Proses pendigitalan naskah-naskah nusantara yang dibiayai oleh internasional bagi Surya Suryadi tentu menimbulkan beberapa pertanyaan, diantaranya: 1) Apakah pendigitalan ribuan naskah Melayu-Nusantara dianggap lebih penting dan urgent dibandingkan penyelamatan dan restorasi fisik naskah-naskah itu sendiri?, 2) Apakah pendigitalan naskah-naskah (Melayu-Nusantara) dapat melemahkan atau mengubah esensi dan orientasi ilmu filologi (khususnya kodikologi) Melayu (juga bagian dunia lain) atau, sebaliknya, justru memperkuatnya?, 3) Apakah pendigitalan naskah-naskah (Melayu-Nusantara) akan dapat lebih mempopulerkan ilmu/studi filologi dan menarik generasi muda?, 4) Apakah pendigitalan naskah-naskah Melayu-Nusantara dapat menarik bidang-bidang ilmu lain selain ilmu filologi untuk memanfaatkan informasi historis dan kebudayaan yang terkandung di dalam naskah-naskah tersebut?
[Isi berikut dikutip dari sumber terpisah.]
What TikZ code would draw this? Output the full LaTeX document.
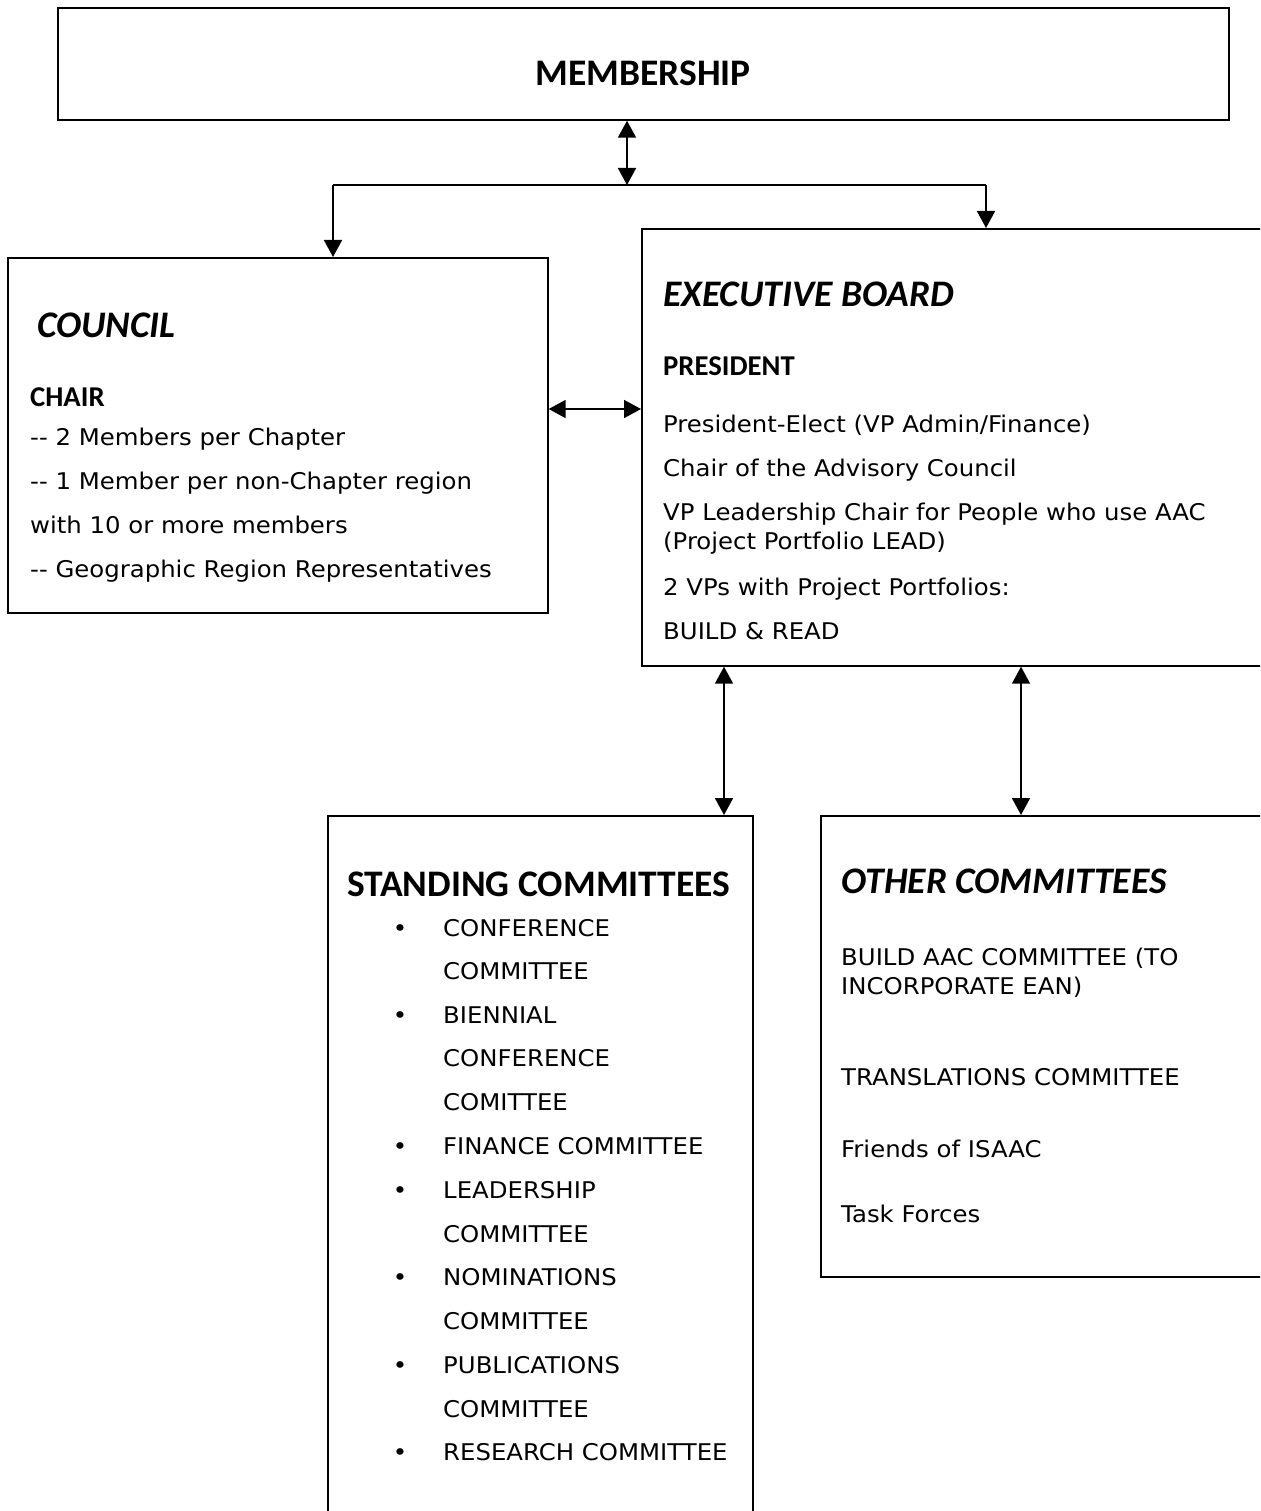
\documentclass[tikz,border=0pt]{standalone}
\usepackage{fontspec}
\setmainfont{DejaVu Sans}
\newfontfamily\headfont{Carlito}
\newfontfamily\bodyfont[FakeStretch=1.06]{DejaVu Sans}
\usetikzlibrary{arrows.meta}
\tikzset{
  box/.style={draw, line width=1.7pt, inner sep=0pt, anchor=north west},
  body/.style={font=\bodyfont\fontsize{23}{27}\selectfont, inner sep=0pt, anchor=base west},
  head/.style={font=\headfont\bfseries\fontsize{37.5}{40}\selectfont, inner sep=0pt, anchor=base west},
  ihead/.style={font=\headfont\bfseries\itshape\fontsize{37.5}{40}\selectfont, inner sep=0pt, anchor=base west},
  shead/.style={font=\headfont\bfseries\fontsize{28.7}{32}\selectfont, inner sep=0pt, anchor=base west},
  conn/.style={line width=1.8pt},
  arr/.style={conn, -{Triangle[length=17pt,width=18pt]}},
  arrb/.style={conn, {Triangle[length=17pt,width=18pt]}-{Triangle[length=17pt,width=18pt]}},
}
\begin{document}
\begin{tikzpicture}[x=1pt,y=1pt]
\useasboundingbox (0,0) rectangle (1260,-1511);
\clip (0,0) rectangle (1260,-1511);
\fill[white] (0,0) rectangle (1260,-1511);

% boxes
\node[box, minimum width=1171pt, minimum height=112pt] (mem) at (57,-7) {};
\node[box, minimum width=540pt, minimum height=355pt] (council) at (7,-257) {};
\node[box, minimum width=660pt, minimum height=437pt] (exec) at (641,-228) {};
\node[box, minimum width=425pt, minimum height=745pt] (stand) at (327,-815) {};
\node[box, minimum width=480pt, minimum height=461pt] (other) at (820,-815) {};

% membership
\node[head, anchor=base] (memt) at (643,-86) {MEMBERSHIP};

% council texts
\node[ihead] (ct) at (37,-337) {COUNCIL};
\node[shead] (cchair) at (30,-406) {CHAIR};
\node[body] (c1) at (30,-445) {-{}- 2 Members per Chapter};
\node[body] (c2) at (30,-489) {-{}- 1 Member per non-Chapter region};
\node[body] (c3) at (30,-533) {with 10 or more members};
\node[body] (c4) at (30,-577) {-{}- Geographic Region Representatives};

% exec texts
\node[ihead] (et) at (663,-306) {EXECUTIVE BOARD};
\node[shead] (epres) at (663,-375) {PRESIDENT};
\node[body] (e1) at (663,-432) {President-Elect (VP Admin/Finance)};
\node[body] (e2) at (663,-476) {Chair of the Advisory Council};
\node[body] (e3) at (663,-520) {VP Leadership Chair for People who use AAC};
\node[body] (e4) at (663,-549) {(Project Portfolio LEAD)};
\node[body] (e5) at (663,-595) {2 VPs with Project Portfolios:};
\node[body] (e6) at (663,-639) {BUILD \& READ};

% standing committees
\node[head] (st) at (347,-896) {STANDING COMMITTEES};
\foreach \y/\t/\b [count=\i] in {
  936/CONFERENCE/1, 979/COMMITTEE/0, 1023/BIENNIAL/1, 1066/CONFERENCE/0,
  1110/COMITTEE/0, 1154/FINANCE COMMITTEE/1, 1198/LEADERSHIP/1, 1242/COMMITTEE/0,
  1285/NOMINATIONS/1, 1329/COMMITTEE/0, 1373/PUBLICATIONS/1, 1417/COMMITTEE/0,
  1460/RESEARCH COMMITTEE/1} {
  \node[body] (s\i) at (443,-\y) {\t};
  \ifnum\b=1 \node[body, anchor=base] (sb\i) at (400,-\y) {•};\fi
}

% other committees
\node[ihead] (ot) at (841,-893) {OTHER COMMITTEES};
\node[body] (o1) at (841,-965) {BUILD AAC COMMITTEE (TO};
\node[body] (o2) at (841,-994) {INCORPORATE EAN)};
\node[body] (o3) at (841,-1085) {TRANSLATIONS COMMITTEE};
\node[body] (o4) at (841,-1157) {Friends of ISAAC};
\node[body] (o5) at (841,-1222) {Task Forces};

% connectors
\coordinate (jn) at (627,-185);
\coordinate (jl) at (333,-185);
\coordinate (jr) at (986,-185);
\draw[arrb] (mem.south -| jn) -- (jn);
\draw[conn] (jl) -- (jr);
\draw[arr] (jl) -- (jl |- council.north);
\draw[arr] (jr) -- (jr |- exec.north);
\coordinate (ce) at (0,-409);
\draw[arrb] (council.east |- ce) -- (exec.west |- ce);
\coordinate (xs) at (724,0);
\coordinate (xo) at (1021,0);
\draw[arrb] (exec.south -| xs) -- (stand.north -| xs);
\draw[arrb] (exec.south -| xo) -- (other.north -| xo);
\end{tikzpicture}
\end{document}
Apakah pendigitalan naskah-naskah Melayu-Nusantara memerlukan koordinasi antaranegara, antara institusi, and antarapeneliti (scholars) untuk menghindari pekerjaan mubazir (terjadinya mendigitalkan koleksi naskah yang sama berkali-kali), 6) Apa dampak positif dan negatif dari pendigitalan naskah-naskah Melayu-Nusantara oleh institusi-institusi internasional bagi bangsa Indonesia sendiri?, 7) Apakah tidak lebih baik apabila pendigitalan naskah-naskah Melayu-Nusantara dilakukan oleh pihak kita sendiri dan, hasilnya disimpan di perpustakaan-perpustakaan di negara kita sendiri?, 8) Adakah pemerintah, institusi-institusi swasta dan pribadi di Indonesia dan Nusantara pada umumnya berminat mendukung (moral, finansial) upaya-upaya pendigitalan naskah-naskah Melayu-Nusantara, sebagaimana yang dilakukan oleh Arcadia institusi-institusi internasional lainnya?
Menurut Suryadi, pertanyaan-pertanyaan tersebut merupakan bahan diskusi yang menarik, dan proses pendigitalan dilihat sebagai upaya mengembangkan ilmu pengetahuan, karena faktanya masih terjadi penyucian terhadap naskah-naskah berbahasa arab sehingga pada kelompok masyarakat tertentu lebih memilih naskah-naskah tersebut tersimpan dan dibiarkan sampai membusuk daripada dikaji kembali.